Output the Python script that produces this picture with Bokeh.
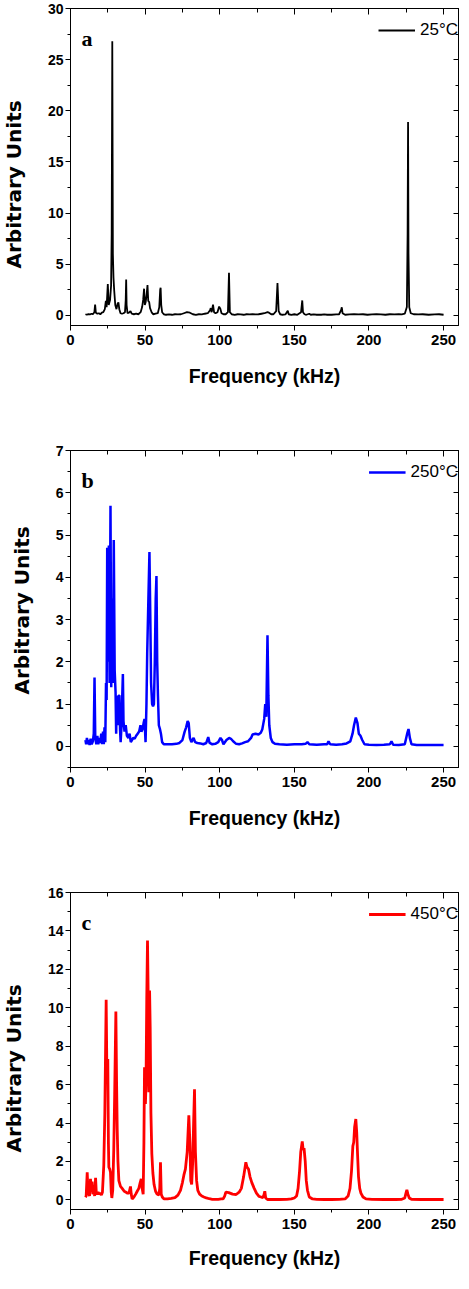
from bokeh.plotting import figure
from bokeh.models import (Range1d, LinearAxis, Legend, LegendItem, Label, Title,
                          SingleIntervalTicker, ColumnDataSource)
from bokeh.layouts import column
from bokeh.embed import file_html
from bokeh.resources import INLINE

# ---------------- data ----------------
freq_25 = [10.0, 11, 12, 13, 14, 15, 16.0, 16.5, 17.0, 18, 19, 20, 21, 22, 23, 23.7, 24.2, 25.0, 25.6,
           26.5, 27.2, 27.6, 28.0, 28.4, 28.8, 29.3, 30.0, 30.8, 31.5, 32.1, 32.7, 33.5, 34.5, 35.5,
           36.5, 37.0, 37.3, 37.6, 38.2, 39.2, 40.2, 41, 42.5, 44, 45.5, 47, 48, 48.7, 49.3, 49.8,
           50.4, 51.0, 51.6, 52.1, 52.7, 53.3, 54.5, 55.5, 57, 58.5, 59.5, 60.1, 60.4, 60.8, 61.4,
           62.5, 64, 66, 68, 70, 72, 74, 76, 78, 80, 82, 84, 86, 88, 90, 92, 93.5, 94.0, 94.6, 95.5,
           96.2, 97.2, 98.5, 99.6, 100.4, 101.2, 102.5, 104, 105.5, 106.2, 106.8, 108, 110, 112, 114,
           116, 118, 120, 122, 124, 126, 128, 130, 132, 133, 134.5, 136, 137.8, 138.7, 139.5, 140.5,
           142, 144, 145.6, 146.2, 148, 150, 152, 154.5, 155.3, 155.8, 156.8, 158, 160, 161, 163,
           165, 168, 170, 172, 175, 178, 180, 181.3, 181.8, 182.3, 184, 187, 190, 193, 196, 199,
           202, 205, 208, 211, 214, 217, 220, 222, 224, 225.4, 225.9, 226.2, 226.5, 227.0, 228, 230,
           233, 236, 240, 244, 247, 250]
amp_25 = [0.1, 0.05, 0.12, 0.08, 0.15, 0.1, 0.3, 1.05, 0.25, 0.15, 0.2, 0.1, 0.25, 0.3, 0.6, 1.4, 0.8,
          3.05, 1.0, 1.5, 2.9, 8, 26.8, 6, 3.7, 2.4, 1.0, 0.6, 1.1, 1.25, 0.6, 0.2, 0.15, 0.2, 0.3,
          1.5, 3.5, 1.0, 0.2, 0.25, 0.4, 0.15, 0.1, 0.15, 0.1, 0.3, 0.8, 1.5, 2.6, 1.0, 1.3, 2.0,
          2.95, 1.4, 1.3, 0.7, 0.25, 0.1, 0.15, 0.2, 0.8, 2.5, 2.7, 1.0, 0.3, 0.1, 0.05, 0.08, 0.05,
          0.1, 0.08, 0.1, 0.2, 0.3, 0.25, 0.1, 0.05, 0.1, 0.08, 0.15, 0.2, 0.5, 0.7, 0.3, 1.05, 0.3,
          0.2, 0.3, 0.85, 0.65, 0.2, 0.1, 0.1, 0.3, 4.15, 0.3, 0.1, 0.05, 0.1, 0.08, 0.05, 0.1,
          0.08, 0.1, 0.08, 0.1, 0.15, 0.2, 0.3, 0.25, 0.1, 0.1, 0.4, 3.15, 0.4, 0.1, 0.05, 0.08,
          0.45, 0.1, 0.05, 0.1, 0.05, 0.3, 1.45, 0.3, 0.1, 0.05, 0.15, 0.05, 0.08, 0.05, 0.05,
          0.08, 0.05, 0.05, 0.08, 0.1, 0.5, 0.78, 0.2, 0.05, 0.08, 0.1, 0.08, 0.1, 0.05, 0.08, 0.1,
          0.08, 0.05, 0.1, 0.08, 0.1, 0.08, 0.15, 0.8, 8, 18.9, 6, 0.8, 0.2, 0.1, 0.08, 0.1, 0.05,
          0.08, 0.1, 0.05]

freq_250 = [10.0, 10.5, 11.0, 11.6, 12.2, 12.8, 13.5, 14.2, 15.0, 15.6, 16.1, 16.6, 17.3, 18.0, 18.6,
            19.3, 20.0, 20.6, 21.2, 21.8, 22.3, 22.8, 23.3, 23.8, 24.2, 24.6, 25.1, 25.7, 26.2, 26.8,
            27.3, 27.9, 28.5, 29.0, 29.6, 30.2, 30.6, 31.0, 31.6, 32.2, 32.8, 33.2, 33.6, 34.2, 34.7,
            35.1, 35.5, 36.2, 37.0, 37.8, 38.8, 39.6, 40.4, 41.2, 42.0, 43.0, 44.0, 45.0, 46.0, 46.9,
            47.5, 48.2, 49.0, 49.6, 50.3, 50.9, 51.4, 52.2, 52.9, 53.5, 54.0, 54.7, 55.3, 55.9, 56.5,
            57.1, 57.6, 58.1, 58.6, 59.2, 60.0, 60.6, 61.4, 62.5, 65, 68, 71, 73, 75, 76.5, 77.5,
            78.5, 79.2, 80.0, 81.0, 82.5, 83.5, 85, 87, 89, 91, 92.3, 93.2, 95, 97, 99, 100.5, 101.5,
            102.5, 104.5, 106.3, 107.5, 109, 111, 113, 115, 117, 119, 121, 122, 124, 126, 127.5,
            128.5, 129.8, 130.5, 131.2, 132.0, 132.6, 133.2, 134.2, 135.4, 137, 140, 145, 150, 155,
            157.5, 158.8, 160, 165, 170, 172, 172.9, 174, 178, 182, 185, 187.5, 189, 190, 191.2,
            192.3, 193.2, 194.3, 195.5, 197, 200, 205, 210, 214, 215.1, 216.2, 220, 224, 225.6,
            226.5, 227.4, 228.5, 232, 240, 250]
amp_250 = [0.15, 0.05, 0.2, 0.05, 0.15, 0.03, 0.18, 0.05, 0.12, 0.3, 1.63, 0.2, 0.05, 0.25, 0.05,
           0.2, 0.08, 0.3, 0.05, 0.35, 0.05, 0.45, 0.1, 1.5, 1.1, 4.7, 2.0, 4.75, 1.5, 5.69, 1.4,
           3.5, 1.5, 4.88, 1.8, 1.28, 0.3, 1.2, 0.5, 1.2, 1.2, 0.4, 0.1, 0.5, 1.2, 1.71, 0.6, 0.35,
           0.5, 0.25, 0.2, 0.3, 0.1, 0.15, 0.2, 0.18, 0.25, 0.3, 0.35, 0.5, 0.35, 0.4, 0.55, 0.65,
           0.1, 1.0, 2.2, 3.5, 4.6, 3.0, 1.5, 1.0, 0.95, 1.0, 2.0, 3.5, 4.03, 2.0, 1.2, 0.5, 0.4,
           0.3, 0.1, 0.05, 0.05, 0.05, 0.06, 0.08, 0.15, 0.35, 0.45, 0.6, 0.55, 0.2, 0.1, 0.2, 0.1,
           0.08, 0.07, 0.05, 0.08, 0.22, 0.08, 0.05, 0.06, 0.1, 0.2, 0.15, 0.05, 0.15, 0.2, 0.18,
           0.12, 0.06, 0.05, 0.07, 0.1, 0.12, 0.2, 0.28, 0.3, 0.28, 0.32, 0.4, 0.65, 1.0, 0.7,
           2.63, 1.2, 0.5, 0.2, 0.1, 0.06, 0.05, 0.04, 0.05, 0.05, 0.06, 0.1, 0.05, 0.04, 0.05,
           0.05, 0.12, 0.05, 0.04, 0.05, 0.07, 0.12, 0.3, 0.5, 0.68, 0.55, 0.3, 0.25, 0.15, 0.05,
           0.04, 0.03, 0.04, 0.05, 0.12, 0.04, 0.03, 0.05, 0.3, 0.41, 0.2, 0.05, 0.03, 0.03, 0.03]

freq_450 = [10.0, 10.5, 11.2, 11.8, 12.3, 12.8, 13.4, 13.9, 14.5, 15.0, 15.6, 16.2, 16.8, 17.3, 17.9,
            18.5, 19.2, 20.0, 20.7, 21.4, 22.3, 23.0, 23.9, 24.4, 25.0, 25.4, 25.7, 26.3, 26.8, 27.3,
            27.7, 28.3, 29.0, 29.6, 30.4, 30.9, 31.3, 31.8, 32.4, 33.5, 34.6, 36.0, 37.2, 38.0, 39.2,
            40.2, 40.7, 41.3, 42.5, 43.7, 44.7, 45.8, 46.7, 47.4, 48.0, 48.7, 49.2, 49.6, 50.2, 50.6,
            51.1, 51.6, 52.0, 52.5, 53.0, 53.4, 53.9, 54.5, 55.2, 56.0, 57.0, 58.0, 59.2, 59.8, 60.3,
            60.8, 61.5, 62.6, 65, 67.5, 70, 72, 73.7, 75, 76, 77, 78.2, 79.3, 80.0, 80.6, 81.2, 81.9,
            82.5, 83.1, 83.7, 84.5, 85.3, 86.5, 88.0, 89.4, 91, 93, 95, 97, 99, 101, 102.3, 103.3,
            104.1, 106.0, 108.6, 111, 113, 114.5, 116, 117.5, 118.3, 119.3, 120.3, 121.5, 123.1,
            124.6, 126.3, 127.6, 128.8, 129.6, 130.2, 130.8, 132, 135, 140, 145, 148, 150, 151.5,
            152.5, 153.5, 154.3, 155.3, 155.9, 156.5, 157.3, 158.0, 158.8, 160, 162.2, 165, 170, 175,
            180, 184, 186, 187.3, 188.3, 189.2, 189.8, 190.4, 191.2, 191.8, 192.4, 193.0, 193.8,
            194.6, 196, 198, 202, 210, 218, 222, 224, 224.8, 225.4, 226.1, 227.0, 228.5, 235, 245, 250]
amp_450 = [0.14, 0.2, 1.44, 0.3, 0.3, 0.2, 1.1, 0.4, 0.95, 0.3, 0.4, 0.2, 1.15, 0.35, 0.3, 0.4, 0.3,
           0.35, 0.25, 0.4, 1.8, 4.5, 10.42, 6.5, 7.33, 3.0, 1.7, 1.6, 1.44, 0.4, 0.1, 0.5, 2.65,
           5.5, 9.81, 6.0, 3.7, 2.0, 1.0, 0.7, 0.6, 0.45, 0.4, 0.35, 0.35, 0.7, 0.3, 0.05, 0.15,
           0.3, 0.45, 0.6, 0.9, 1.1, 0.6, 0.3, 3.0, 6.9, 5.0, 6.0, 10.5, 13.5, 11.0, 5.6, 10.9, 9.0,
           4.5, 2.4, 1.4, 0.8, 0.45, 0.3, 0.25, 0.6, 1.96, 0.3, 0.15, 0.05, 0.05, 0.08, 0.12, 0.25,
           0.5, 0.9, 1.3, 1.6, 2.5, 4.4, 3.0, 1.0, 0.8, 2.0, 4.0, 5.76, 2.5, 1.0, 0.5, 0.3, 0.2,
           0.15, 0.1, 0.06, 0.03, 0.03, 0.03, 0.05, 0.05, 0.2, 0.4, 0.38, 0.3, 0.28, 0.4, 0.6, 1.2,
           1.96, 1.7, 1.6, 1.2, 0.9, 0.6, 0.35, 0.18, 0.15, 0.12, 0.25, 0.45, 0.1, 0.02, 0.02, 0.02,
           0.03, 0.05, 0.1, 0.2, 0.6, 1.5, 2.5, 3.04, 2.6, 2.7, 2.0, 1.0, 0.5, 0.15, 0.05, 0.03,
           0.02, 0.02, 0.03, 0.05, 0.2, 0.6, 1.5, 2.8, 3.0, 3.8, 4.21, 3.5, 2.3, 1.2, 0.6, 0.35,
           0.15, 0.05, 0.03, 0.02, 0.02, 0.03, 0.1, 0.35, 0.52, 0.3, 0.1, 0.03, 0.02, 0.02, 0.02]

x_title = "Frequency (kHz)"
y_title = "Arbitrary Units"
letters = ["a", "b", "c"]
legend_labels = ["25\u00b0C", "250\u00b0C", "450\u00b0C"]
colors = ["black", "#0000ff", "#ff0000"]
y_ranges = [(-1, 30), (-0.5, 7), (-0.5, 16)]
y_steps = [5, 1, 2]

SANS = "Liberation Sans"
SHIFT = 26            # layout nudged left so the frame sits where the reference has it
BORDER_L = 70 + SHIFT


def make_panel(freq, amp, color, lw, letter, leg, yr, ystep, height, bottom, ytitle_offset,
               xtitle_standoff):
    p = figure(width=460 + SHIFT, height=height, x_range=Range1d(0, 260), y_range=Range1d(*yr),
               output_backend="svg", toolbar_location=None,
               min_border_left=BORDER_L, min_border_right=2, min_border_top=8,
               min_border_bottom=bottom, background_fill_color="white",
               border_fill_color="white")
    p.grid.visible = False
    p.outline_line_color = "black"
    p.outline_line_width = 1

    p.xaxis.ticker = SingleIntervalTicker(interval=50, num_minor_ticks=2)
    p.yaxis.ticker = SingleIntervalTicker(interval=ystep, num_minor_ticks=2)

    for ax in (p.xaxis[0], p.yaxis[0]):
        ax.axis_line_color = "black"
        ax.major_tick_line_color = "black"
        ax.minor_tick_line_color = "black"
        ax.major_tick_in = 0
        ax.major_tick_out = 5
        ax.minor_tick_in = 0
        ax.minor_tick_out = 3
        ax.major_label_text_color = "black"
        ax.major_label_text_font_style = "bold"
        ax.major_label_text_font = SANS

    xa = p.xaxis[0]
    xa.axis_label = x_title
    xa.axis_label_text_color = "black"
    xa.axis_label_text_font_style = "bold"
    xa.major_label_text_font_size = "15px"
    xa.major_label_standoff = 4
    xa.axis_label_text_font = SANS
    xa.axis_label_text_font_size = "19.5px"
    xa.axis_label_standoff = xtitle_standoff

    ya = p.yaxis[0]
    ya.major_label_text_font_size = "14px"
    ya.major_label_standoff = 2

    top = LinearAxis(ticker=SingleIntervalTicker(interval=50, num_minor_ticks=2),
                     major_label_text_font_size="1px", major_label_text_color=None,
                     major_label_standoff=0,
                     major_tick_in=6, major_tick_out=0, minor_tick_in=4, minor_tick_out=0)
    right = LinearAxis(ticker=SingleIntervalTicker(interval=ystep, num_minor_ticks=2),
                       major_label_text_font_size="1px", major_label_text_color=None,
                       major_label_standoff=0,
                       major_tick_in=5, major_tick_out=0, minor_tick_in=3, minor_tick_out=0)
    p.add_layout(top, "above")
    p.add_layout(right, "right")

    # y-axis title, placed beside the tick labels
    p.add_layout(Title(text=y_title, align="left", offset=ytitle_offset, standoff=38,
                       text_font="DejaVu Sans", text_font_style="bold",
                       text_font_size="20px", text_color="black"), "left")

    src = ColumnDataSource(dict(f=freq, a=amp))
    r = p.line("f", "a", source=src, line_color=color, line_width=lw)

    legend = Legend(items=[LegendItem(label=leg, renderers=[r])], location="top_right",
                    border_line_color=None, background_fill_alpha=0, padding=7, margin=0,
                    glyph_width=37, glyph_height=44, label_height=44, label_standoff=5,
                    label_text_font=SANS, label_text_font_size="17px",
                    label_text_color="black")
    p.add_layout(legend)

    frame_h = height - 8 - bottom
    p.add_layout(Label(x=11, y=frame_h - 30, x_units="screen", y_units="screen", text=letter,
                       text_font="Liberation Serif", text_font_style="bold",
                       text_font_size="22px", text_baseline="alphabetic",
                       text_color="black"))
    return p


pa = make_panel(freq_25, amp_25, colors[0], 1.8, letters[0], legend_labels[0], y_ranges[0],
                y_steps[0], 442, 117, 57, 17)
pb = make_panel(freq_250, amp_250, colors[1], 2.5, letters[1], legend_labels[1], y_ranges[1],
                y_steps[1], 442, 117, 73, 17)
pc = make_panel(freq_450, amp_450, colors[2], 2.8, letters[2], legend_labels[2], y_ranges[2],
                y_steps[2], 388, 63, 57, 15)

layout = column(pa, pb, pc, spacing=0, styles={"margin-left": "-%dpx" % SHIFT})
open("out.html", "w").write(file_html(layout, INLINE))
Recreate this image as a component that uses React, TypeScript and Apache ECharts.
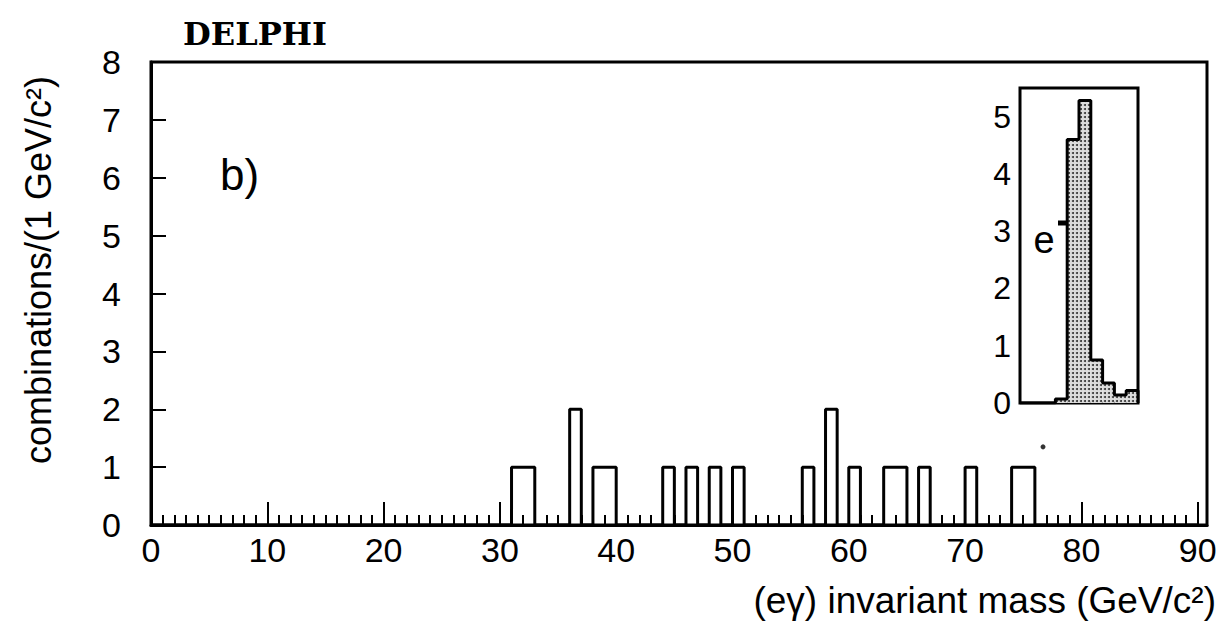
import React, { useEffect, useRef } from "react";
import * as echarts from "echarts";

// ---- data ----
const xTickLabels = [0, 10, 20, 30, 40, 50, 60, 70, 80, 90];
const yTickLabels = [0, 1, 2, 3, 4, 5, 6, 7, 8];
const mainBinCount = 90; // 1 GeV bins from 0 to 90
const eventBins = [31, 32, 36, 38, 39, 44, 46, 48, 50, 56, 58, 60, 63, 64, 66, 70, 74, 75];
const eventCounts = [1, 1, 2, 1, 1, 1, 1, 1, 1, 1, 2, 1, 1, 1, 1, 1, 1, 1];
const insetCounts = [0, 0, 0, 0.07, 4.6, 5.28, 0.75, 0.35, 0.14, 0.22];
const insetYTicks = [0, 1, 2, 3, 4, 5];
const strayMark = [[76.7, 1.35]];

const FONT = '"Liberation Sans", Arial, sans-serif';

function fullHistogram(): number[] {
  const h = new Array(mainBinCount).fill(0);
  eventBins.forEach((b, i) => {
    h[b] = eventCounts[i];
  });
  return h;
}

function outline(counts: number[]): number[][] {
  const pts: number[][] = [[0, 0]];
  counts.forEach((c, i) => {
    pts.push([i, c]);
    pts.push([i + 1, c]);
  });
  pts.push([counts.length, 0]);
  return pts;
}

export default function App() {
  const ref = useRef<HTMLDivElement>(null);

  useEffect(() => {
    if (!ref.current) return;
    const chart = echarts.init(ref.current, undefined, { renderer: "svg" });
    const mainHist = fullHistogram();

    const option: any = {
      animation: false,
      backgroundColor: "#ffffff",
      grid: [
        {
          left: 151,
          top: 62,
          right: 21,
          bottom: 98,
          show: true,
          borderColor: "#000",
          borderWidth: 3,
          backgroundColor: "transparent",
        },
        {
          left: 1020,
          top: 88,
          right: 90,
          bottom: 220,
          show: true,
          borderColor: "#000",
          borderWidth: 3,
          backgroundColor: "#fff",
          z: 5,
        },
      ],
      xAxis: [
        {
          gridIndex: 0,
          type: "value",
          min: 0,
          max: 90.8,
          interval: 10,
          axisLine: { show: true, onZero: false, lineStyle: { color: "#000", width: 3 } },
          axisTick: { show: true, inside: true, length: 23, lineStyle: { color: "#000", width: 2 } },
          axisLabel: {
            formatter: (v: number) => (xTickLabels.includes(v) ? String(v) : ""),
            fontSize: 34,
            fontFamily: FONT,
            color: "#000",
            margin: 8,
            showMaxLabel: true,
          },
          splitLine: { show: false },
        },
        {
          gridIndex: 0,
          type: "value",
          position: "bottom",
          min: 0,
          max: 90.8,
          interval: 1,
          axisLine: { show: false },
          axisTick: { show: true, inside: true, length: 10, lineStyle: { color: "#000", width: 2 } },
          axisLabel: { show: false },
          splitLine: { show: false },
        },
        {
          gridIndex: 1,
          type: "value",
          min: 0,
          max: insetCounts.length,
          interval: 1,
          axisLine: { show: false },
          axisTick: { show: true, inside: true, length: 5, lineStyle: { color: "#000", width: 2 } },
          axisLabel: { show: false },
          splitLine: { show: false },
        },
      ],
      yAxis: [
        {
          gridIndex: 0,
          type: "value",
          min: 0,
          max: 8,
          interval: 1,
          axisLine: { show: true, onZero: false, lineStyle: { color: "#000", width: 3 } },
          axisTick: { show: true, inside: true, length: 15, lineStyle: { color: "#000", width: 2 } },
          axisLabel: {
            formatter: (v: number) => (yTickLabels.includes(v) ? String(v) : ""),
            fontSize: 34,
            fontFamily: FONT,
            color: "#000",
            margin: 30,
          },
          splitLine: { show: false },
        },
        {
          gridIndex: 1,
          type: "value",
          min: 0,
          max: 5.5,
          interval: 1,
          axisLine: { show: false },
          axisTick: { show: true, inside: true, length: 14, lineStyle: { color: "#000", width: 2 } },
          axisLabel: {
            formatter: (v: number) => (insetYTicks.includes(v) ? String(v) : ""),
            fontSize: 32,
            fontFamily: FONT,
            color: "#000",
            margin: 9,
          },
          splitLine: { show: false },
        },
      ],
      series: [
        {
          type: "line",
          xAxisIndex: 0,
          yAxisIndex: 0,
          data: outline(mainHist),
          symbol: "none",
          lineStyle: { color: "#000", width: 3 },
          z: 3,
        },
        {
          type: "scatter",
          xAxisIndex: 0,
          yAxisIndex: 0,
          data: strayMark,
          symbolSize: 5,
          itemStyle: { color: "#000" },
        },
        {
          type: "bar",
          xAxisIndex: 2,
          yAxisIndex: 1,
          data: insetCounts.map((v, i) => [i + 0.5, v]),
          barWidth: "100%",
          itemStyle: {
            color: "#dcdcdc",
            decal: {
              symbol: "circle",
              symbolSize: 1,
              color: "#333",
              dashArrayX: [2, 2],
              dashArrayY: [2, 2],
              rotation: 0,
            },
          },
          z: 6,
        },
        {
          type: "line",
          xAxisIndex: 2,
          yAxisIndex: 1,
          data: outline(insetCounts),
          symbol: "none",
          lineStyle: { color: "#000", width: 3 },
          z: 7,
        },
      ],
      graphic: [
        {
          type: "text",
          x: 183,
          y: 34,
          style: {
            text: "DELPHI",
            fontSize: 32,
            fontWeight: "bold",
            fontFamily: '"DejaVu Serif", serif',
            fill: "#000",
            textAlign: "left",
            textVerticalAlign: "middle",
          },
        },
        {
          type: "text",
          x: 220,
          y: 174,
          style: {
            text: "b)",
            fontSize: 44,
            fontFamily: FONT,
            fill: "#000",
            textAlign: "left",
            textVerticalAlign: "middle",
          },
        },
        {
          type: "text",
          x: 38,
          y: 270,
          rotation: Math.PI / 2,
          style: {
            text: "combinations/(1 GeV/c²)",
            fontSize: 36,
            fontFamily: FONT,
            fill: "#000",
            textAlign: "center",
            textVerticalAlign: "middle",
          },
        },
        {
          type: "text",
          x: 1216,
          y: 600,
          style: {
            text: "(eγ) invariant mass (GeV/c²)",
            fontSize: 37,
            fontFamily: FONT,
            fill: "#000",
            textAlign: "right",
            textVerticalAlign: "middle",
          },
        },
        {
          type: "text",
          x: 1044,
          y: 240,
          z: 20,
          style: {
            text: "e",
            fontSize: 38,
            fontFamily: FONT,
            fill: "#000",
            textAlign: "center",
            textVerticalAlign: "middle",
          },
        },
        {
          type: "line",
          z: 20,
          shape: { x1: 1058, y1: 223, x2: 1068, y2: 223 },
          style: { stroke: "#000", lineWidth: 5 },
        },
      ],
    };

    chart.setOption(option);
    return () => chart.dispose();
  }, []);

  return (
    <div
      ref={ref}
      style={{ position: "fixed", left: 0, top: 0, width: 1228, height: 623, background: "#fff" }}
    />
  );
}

- - - -

# Required work
Restate the lines of the records exactly, starting at the first and stopping after the line with "from bokeh.resources import INLINE". Leave out any picture.

# Solution to the exercise
Output the Python script that produces this picture with Bokeh.
from bokeh.plotting import figure
from bokeh.models import (Range1d, LinearAxis, Legend, LegendItem, Label, Title,
                          SingleIntervalTicker, ColumnDataSource)
from bokeh.layouts import column
from bokeh.embed import file_html
from bokeh.resources import INLINE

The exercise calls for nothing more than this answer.